- **Work instructions**: Return exactly, and only, the lines from the one holding "Recreate this image as a Python" through the one holding "groups = ['PC', 'Cave', 'Oculus']", both included; the pictures stay out.

- **Data for the task**:
-------------------------

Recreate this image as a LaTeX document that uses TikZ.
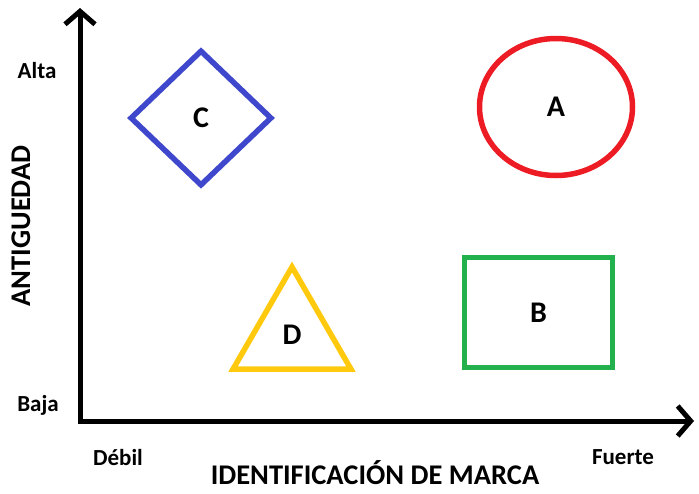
\documentclass[tikz,border=0pt]{standalone}
\usepackage{fontspec}
\setmainfont{Carlito}
\usetikzlibrary{arrows.meta,shapes,positioning}
\definecolor{paintred}{RGB}{237,28,36}
\definecolor{paintgreen}{RGB}{34,177,76}
\definecolor{paintblue}{RGB}{63,72,204}
\definecolor{paintyellow}{RGB}{255,201,14}

\begin{document}
\begin{tikzpicture}[x=1pt, y=-1pt,
    axis/.style={line width=5pt, line cap=round,
        {Straight Barb[length=13pt,width=30pt]}-{Straight Barb[length=13pt,width=30pt]}},
    fig/.style={line width=5.5pt, inner sep=0pt, font=\bfseries\fontsize{30}{34}\selectfont},
    tick/.style={font=\bfseries\fontsize{23}{26}\selectfont},
    title/.style={inner sep=0pt, font=\bfseries\fontsize{28.5}{32}\selectfont}]
    \useasboundingbox (0,0) rectangle (699,493);
    % ejes
    \coordinate (O)    at (80,421);
    \coordinate (Ytip) at (80,8);
    \coordinate (Xtip) at (694,421);
    \draw[axis] (Ytip) -- (O) -- (Xtip);

    % cuadrantes
    \node[fig, draw=paintred, ellipse, minimum width=153, minimum height=137] (A) at (556,107) {A};
    \node[fig, draw=paintgreen, rectangle, minimum width=148, minimum height=110] (B) at (538.5,312.5) {B};
    \node[fig, draw=paintblue, diamond, minimum width=142, minimum height=136] (C) at (201,118) {C};
    \node[fig, draw=paintyellow, regular polygon, regular polygon sides=3, minimum size=136] (D) at (292,335) {D};

    % etiquetas
    \node[tick] (alta)   at (37,71)  {Alta};
    \node[tick] (baja)   at (38,405) {Baja};
    \node[tick] (debil)  at (118,458) {Débil};
    \node[tick] (fuerte) at (623,457) {Fuerte};
    \node[title] (marca) at (375,473) {IDENTIFICACIÓN DE MARCA};
    \node[title, rotate=90] (antig) at (21,226) {ANTIGUEDAD};
\end{tikzpicture}
\end{document}
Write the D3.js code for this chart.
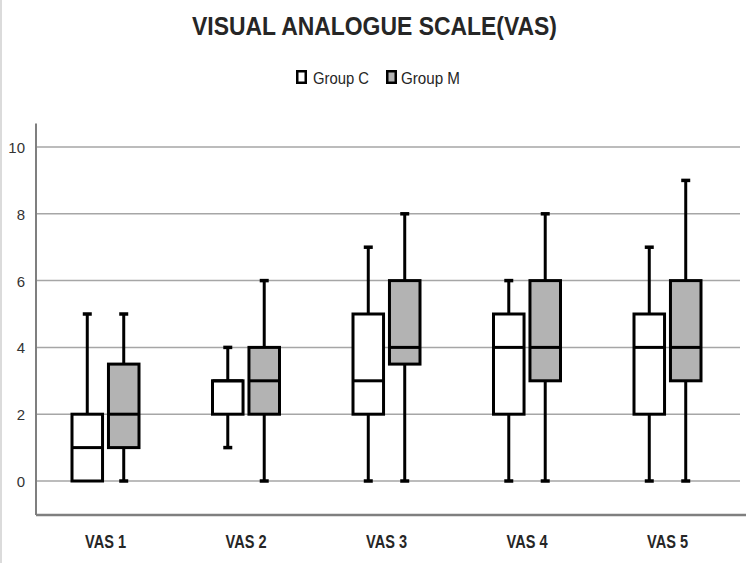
<!DOCTYPE html>
<html>
<head>
<meta charset="utf-8">
<script src="https://cdn.jsdelivr.net/npm/d3@7"></script>
<style>
  html, body { margin: 0; padding: 0; background: #fff; }
  svg { display: block; }
  .narrow { font-family: "Liberation Sans Narrow", "Arial Narrow", "Liberation Sans", sans-serif; }
</style>
</head>
<body>
<svg id="chart" width="750" height="563"></svg>
<script>
// ---- data ----
const categories = ["VAS 1", "VAS 2", "VAS 3", "VAS 4", "VAS 5"];
const seriesNames = ["Group C", "Group M"];
const seriesFills = ["#ffffff", "#b3b3b3"];
// five-number summaries per category: [min, q1, median, q3, max]
const groupC = [
  [0, 0, 1, 2, 5],
  [1, 2, 3, 3, 4],
  [0, 2, 3, 5, 7],
  [0, 2, 4, 5, 6],
  [0, 2, 4, 5, 7]
];
const groupM = [
  [0, 1, 2, 3.5, 5],
  [0, 2, 3, 4, 6],
  [0, 3.5, 4, 6, 8],
  [0, 3, 4, 6, 8],
  [0, 3, 4, 6, 9]
];
const yTicks = [0, 2, 4, 6, 8, 10];
const title = "VISUAL ANALOGUE SCALE(VAS)";

// ---- layout ----
const svg = d3.select("#chart");
const W = 750, H = 563;
const left = 36, right = 740;

const y = d3.scaleLinear().domain([0, 10]).range([481, 147]);
const x = d3.scaleBand().domain(categories).range([35.25, 737.75]).padding(0);
const sub = d3.scaleBand().domain(seriesNames).range([-35, 35]).paddingInner(0.08).paddingOuter(0);

// chart border (left edge)
svg.append("line").attr("x1", 1).attr("x2", 1).attr("y1", 0).attr("y2", H)
  .attr("stroke", "#cfcfcf").attr("stroke-width", 1.5);

// title
svg.append("text").attr("class", "narrow")
  .attr("x", 192).attr("y", 35)
  .attr("text-anchor", "start")
  .attr("font-size", 25).attr("font-weight", "bold")
  .attr("textLength", 365).attr("lengthAdjust", "spacingAndGlyphs")
  .attr("fill", "#262626")
  .text(title);

// legend
const legendItems = [
  { name: seriesNames[0], fill: seriesFills[0], x: 296, tx: 313, tw: 56 },
  { name: seriesNames[1], fill: seriesFills[1], x: 386, tx: 401, tw: 59 }
];
const lg = svg.append("g");
legendItems.forEach(d => {
  lg.append("rect").attr("x", d.x + 1.25).attr("y", 71.25).attr("width", 8.5).attr("height", 11.5)
    .attr("fill", d.fill).attr("stroke", "#000").attr("stroke-width", 2.5);
  lg.append("text").attr("class", "narrow")
    .attr("x", d.tx).attr("y", 84)
    .attr("font-size", 16).attr("fill", "#262626")
    .attr("textLength", d.tw).attr("lengthAdjust", "spacingAndGlyphs")
    .text(d.name);
});

// gridlines
svg.append("g").selectAll("line").data(yTicks).join("line")
  .attr("x1", left).attr("x2", right)
  .attr("y1", d => y(d)).attr("y2", d => y(d))
  .attr("stroke", "#a6a6a6").attr("stroke-width", 1.5);

// y axis
const yAxis = d3.axisLeft(y).tickValues(yTicks).tickSize(0).tickPadding(11);
const yg = svg.append("g").attr("transform", `translate(${left},0)`).call(yAxis);
yg.select(".domain").remove();
yg.selectAll("text").attr("class", "narrow").attr("font-size", 15).attr("fill", "#333")
  .attr("dy", "0.36em");

// axis lines
svg.append("line").attr("x1", left).attr("x2", left).attr("y1", y(10.7)).attr("y2", y(-1.02))
  .attr("stroke", "#7f7f7f").attr("stroke-width", 2);
svg.append("line").attr("x1", left).attr("x2", 746).attr("y1", y(-1.02)).attr("y2", y(-1.02))
  .attr("stroke", "#7f7f7f").attr("stroke-width", 2.5);

// x axis labels
const xAxis = d3.axisBottom(x).tickSize(0).tickPadding(0);
const xg = svg.append("g").attr("transform", `translate(0,548)`).call(xAxis);
xg.select(".domain").remove();
xg.selectAll("text").attr("class", "narrow").attr("font-size", 18).attr("font-weight", "bold")
  .attr("fill", "#262626").attr("dy", 0)
  .attr("textLength", 41).attr("lengthAdjust", "spacingAndGlyphs");

// boxes
const series = [groupC, groupM];
const boxW = sub.bandwidth();
series.forEach((vals, si) => {
  const g = svg.append("g");
  vals.forEach((s, ci) => {
    const cx = x(categories[ci]) + x.bandwidth() / 2 + sub(seriesNames[si]) + boxW / 2;
    const [mn, q1, md, q3, mx] = s;
    const capW = 9;
    // whiskers
    if (mx > q3) {
      g.append("line").attr("x1", cx).attr("x2", cx).attr("y1", y(q3)).attr("y2", y(mx))
        .attr("stroke", "#000").attr("stroke-width", 3);
      g.append("line").attr("x1", cx - capW / 2).attr("x2", cx + capW / 2).attr("y1", y(mx)).attr("y2", y(mx))
        .attr("stroke", "#000").attr("stroke-width", 3.5);
    }
    if (mn < q1) {
      g.append("line").attr("x1", cx).attr("x2", cx).attr("y1", y(q1)).attr("y2", y(mn))
        .attr("stroke", "#000").attr("stroke-width", 3);
      g.append("line").attr("x1", cx - capW / 2).attr("x2", cx + capW / 2).attr("y1", y(mn)).attr("y2", y(mn))
        .attr("stroke", "#000").attr("stroke-width", 3.5);
    }
    // box
    g.append("rect")
      .attr("x", cx - boxW / 2 + 1.5).attr("width", boxW - 3)
      .attr("y", y(q3)).attr("height", Math.max(0, y(q1) - y(q3)))
      .attr("fill", seriesFills[si]).attr("stroke", "#000").attr("stroke-width", 3);
    // median
    g.append("line").attr("x1", cx - boxW / 2 + 1.5).attr("x2", cx + boxW / 2 - 1.5)
      .attr("y1", y(md)).attr("y2", y(md))
      .attr("stroke", "#000").attr("stroke-width", 3);
  });
});
</script>
</body>
</html>
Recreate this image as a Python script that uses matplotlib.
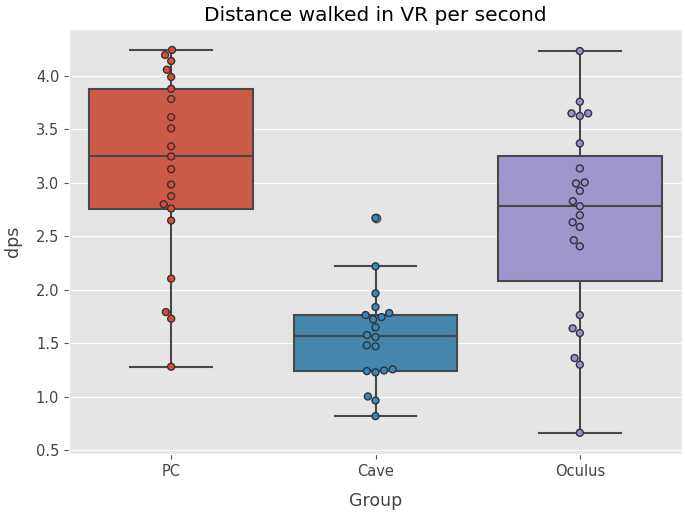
import pandas as pd
import matplotlib
matplotlib.use('Agg')
import matplotlib.pyplot as plt
import seaborn as sns

plt.style.use('ggplot')

groups = ['PC', 'Cave', 'Oculus']

pc = [4.241, 4.194, 4.138, 4.056, 3.988, 3.878, 3.782, 3.613, 3.508, 3.339,
      3.245, 3.126, 2.983, 2.874, 2.799, 2.758, 2.646, 2.103, 1.790, 1.728,
      1.279]
cave = [2.670, 2.218, 1.965, 1.837, 1.781, 1.762, 1.743, 1.722, 1.647, 1.575,
        1.556, 1.479, 1.469, 1.254, 1.244, 1.238, 1.226, 1.001, 0.963, 0.817]
oculus = [4.231, 3.757, 3.648, 3.648, 3.623, 3.367, 3.133, 3.002, 2.993,
          2.923, 2.827, 2.780, 2.696, 2.630, 2.586, 2.462, 2.405, 1.762,
          1.638, 1.594, 1.360, 1.298, 0.661]

colors = ['#E24A33', '#348ABD', '#988ED5']

data = pd.DataFrame({
    'Group': ['PC'] * len(pc) + ['Cave'] * len(cave) + ['Oculus'] * len(oculus),
    'dps': pc + cave + oculus,
})

fig = plt.figure(figsize=(6.85, 5.15), dpi=100)
ax = fig.add_axes([69 / 685, 1 - 454.3 / 515, 613 / 685, 425 / 515])

sns.boxplot(data=data, x='Group', y='dps', order=groups, hue='Group',
            hue_order=groups, palette=colors, saturation=0.75, width=0.8,
            linewidth=1.5, legend=False, ax=ax)
sns.swarmplot(data=data, x='Group', y='dps', order=groups, hue='Group',
              hue_order=groups, palette=colors, size=5, linewidth=1,
              edgecolor='#333333', legend=False, ax=ax)

ax.set_ylim(0.46, 4.434)
ax.set_title('Distance walked in VR per second', fontsize=14.5, color='black')
ax.set_xlabel('Group', fontsize=12.5, color='#444444', labelpad=9)
ax.set_ylabel('dps', fontsize=12.5, color='#444444', labelpad=10)
ax.tick_params(labelsize=10.5, labelcolor='#444444')
ax.xaxis.grid(False)

plt.savefig('out.png', dpi=100)
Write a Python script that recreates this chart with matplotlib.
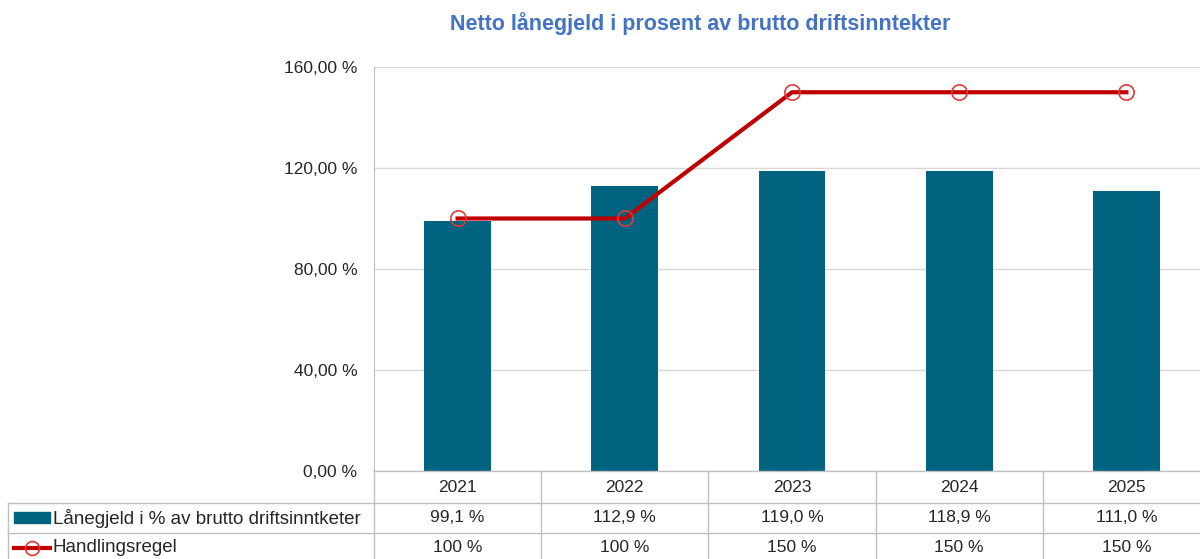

-------------------------

- **Result for this task**:
Recreate this image as a Python script that uses matplotlib.
import pandas as pd
import matplotlib
matplotlib.use('Agg')
import matplotlib.pyplot as plt
import seaborn as sns

plt.style.use('ggplot')

groups = ['PC', 'Cave', 'Oculus']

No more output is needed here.